Preparing for the second half of Year 2020
By Mary Grace Musuneggi
“When the money keeps rolling in you don’t ask how”
– ”Evita” by Andrew Lloyd Webber
History teaches us that what goes up goes down. What goes down goes up. And when it comes to the stock market there are these two obvious truths. It goes up. In 1920 the Dow Jones Average hovered around 66. Yes, that is the number: 66. Today it has been hovering around 26,000. Yes, that is 66 then to 26,000 now. So, it goes up.
But to get to that “up” it has gone up and down and up and down and up and down over time.
For those who have held during downtimes, to wait for the uptimes, rewards await.
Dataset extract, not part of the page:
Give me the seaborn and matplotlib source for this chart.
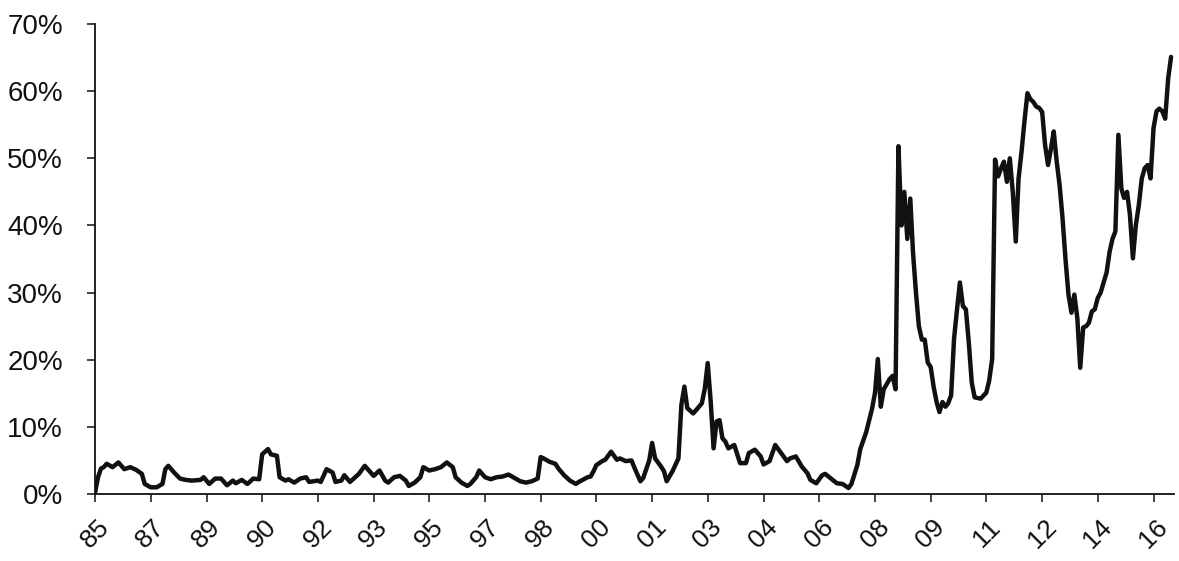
import matplotlib
matplotlib.use("Agg")
import matplotlib.pyplot as plt
import matplotlib.dates as mdates
from matplotlib.ticker import FuncFormatter
import seaborn as sns
import pandas as pd

# ---- data (months counted from Dec 1985, share in %) ----
start_month = "1985-12-01"
months = [0, 1, 2, 3, 4, 6, 8, 10, 12, 14, 16, 17, 19, 21, 23, 24, 25, 27, 29, 31,
          33, 36, 37, 39, 41, 43, 45, 47, 48, 50, 52, 54, 56, 57, 59, 60, 62, 63, 65, 66,
          68, 70, 72, 73, 76, 77, 79, 81, 82, 84, 85, 87, 90, 92, 94, 95, 97, 99, 100, 102,
          104, 106, 107, 109, 111, 112, 114, 116, 118, 120, 122, 123, 125, 127, 128, 130, 131, 133, 135, 137,
          139, 141, 143, 145, 147, 149, 151, 152, 153, 155, 157, 158, 160, 162, 164, 165, 168, 169, 170, 171,
          173, 174, 176, 178, 179, 181, 183, 184, 186, 187, 189, 190, 191, 193, 194, 195, 197, 199, 200, 201,
          202, 204, 205, 207, 208, 209, 210, 211, 212, 213, 214, 215, 216, 218, 220, 222, 223, 225, 227, 228,
          230, 232, 234, 236, 237, 239, 241, 243, 244, 246, 248, 249, 251, 253, 255, 257, 258, 260, 261, 263,
          265, 266, 267, 268, 269, 271, 272, 273, 274, 275, 276, 277, 278, 279, 280, 281, 282, 283, 284, 285,
          286, 287, 288, 289, 290, 291, 292, 293, 294, 295, 296, 297, 298, 299, 300, 302, 304, 305, 306, 307,
          308, 309, 310, 311, 312, 313, 314, 315, 316, 317, 318, 319, 320, 321, 322, 323, 324, 325, 326, 327,
          328, 329, 330, 331, 332, 333, 334, 335, 336, 337, 338, 339, 340, 341, 342, 343, 344, 345, 346, 347,
          348, 349, 350, 351, 352, 353, 354, 355, 356, 357, 358, 359, 360, 361, 362, 363, 364, 365, 366, 367]
share = [0.2, 2.5, 3.8, 4.0, 4.5, 4.0, 4.7, 3.7, 4.0, 3.6, 3.0, 1.5, 1.0, 1.0, 1.5, 3.7, 4.2, 3.2, 2.3, 2.1,
         2.0, 2.1, 2.5, 1.5, 2.3, 2.3, 1.3, 2.0, 1.6, 2.1, 1.5, 2.3, 2.2, 5.9, 6.7, 5.9, 5.7, 2.5, 2.0, 2.2,
         1.7, 2.3, 2.5, 1.8, 2.0, 1.8, 3.7, 3.2, 1.8, 2.0, 2.8, 1.8, 3.0, 4.2, 3.2, 2.7, 3.5, 2.0, 1.7, 2.5,
         2.7, 2.0, 1.2, 1.7, 2.5, 4.0, 3.5, 3.7, 4.0, 4.7, 4.0, 2.5, 1.7, 1.2, 1.5, 2.5, 3.5, 2.5, 2.2, 2.5,
         2.6, 2.9, 2.4, 1.9, 1.7, 1.9, 2.3, 5.5, 5.3, 4.8, 4.5, 3.8, 2.8, 2.0, 1.5, 1.8, 2.5, 2.6, 3.4, 4.3,
         4.9, 5.1, 6.3, 5.1, 5.3, 4.9, 5.0, 3.9, 1.9, 2.4, 5.0, 7.6, 5.3, 4.1, 3.4, 1.9, 3.4, 5.3, 13.3, 16.0,
         12.8, 12.0, 12.5, 13.5, 15.7, 19.5, 13.8, 6.8, 10.8, 11.0, 8.3, 7.8, 6.8, 7.3, 4.6, 4.6, 6.1, 6.6, 5.6, 4.4,
         4.9, 7.3, 6.1, 4.9, 5.3, 5.6, 4.1, 3.1, 2.1, 1.6, 2.8, 3.0, 2.3, 1.6, 1.5, 0.9, 1.5, 4.3, 6.7, 9.2,
         12.7, 15.1, 20.1, 13.0, 15.6, 17.1, 17.6, 15.6, 51.8, 40.0, 45.0, 38.0, 44.0, 36.0, 30.0, 25.0, 23.0, 23.0, 19.6, 18.9,
         16.0, 13.7, 12.2, 13.7, 13.0, 13.5, 14.7, 23.1, 27.5, 31.5, 28.0, 27.5, 22.6, 16.6, 14.4, 14.2, 15.1, 16.9, 20.1, 49.8,
         47.3, 48.5, 49.5, 46.5, 50.0, 45.0, 37.6, 47.0, 51.0, 55.5, 59.7, 58.8, 58.4, 57.7, 57.5, 56.9, 52.0, 49.0, 51.5, 54.0,
         49.5, 46.0, 41.0, 35.0, 29.7, 27.0, 29.7, 26.2, 18.8, 24.8, 25.0, 25.5, 27.2, 27.5, 29.2, 30.0, 31.5, 33.0, 36.0, 38.0,
         39.1, 53.5, 45.5, 44.1, 45.0, 41.6, 35.1, 40.0, 43.0, 47.0, 48.5, 49.0, 47.0, 54.5, 57.0, 57.4, 57.0, 55.9, 61.9, 65.1]
tick_step_months = 19
n_ticks = 20
y_ticks = [0, 10, 20, 30, 40, 50, 60, 70]

start = pd.Timestamp(start_month)
dates = [start + pd.DateOffset(months=int(m)) for m in months]
df = pd.DataFrame({"date": dates, "share": share})

sns.set_theme(style="ticks")
plt.rcParams["font.family"] = ["Liberation Sans", "DejaVu Sans"]

fig = plt.figure(figsize=(11.79, 5.61), dpi=100)
ax = fig.add_axes([0.0806, 0.1194, 0.9152, 0.8378])

sns.lineplot(data=df, x="date", y="share", ax=ax, color="#111111", linewidth=3.2)

tick_dates = [start + pd.DateOffset(months=tick_step_months * k) for k in range(n_ticks)]
ax.set_xticks(tick_dates)
ax.xaxis.set_major_formatter(mdates.DateFormatter("%y"))
ax.set_xlim(start, start + pd.DateOffset(months=368))
ax.set_ylim(0, 70)
ax.set_yticks(y_ticks)
ax.yaxis.set_major_formatter(FuncFormatter(lambda v, p: f"{v:.0f}%"))

ax.set_xlabel("")
ax.set_ylabel("")
for s in ["top", "right"]:
    ax.spines[s].set_visible(False)
for s in ["left", "bottom"]:
    ax.spines[s].set_color("#111111")
    ax.spines[s].set_linewidth(1.3)

ax.tick_params(axis="y", direction="out", length=6, width=1.1, color="#111111",
               labelsize=20, labelcolor="#111111", pad=17)
ax.tick_params(axis="x", direction="out", length=6, width=1.1, color="#111111",
               labelsize=19, labelcolor="#111111", pad=9)
for lbl in ax.get_xticklabels():
    lbl.set_rotation(45)
    lbl.set_ha("center")

ax.grid(False)
fig.savefig("out.png", dpi=100, facecolor="white")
But for those who do not or cannot wait for the downs to go up, it is a scary and strange time. Causing some to abandon their long-term strategies and jump out of the market.
Many financial planners compare this to a ride on a train. When you ride over the hills and into the valleys, if you jump off, you end the trip abruptly and maybe dangerously. You have not gone forward to the end of the trip. Reminding clients to not jump off the train.
But more importantly, our belief is that for the short term, you may not want to be on the train at all. But over the longer term years, you may want to take the ride on the train.
The most important thing is to have realistic expectations as to what your money can do for you.
Short term goals should be funded by short term investment. Long term goals by long term investments. Pretty simple stuff. We call this “bucketing”. No guarantees but a great strategy for dealing with short and long term events in the economy, the world, the markets and most importantly your own personal financial world.